We aim to control anisotropy in lead-free perovskite analogues by pressure treatments for efficient sustainable solar cells. We will combine machine learning and in-silico screening with high throughput synthesis of lead-free perovskite analogues, to identify compounds exhibiting low anisotropy in their excited state and transport properties.
These compounds are then processed via hot pressing where their optoelectronic properties are studied by in situ electrical and optical spectroscopy.
Novel lead-free Perovskites
Supervisor: H. Oberhofer, Theoretical Physics, UBT
Co-supervisor: U. Bach, Engineering, MON
Thus PhD project focuses on the modelling, screening, design and synthesis of novel lead-free Perovskites or their analogues for use in back-contacted solar cell geometries.

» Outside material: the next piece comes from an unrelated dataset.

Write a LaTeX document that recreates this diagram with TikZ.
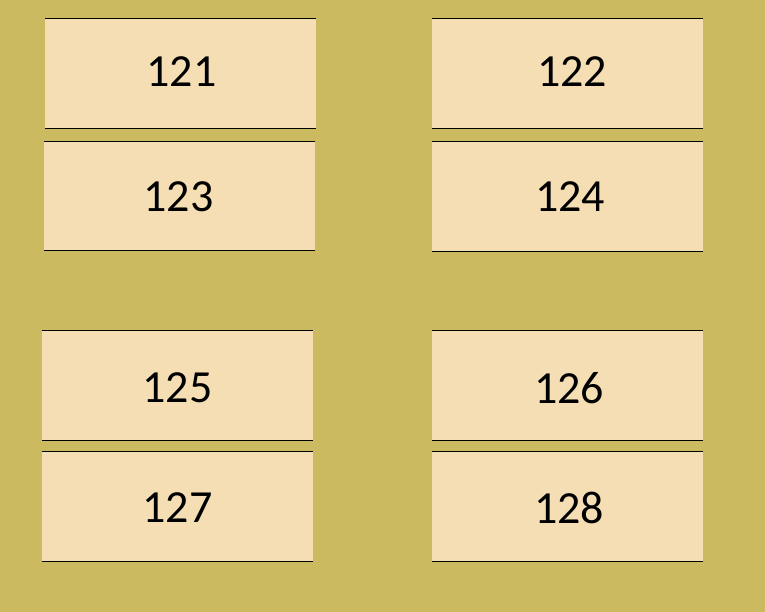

In the Oberhofer group, the PhD student will perform first- principles calculations of charge transport properties in Perovskites and analogues.
These will serve as the basis of advanced machine learning models the student will employ to efficiently sample the Perovskite/analogue design space. Such generated data will be experimentally tested by the experimental partners in Bayreuth and Melbourne.
The ideal candidate should have a master's degree in physics or theoretical chemistry with a background in density functional and charge transport theory, possibly machine learning, and preferably some programming skills.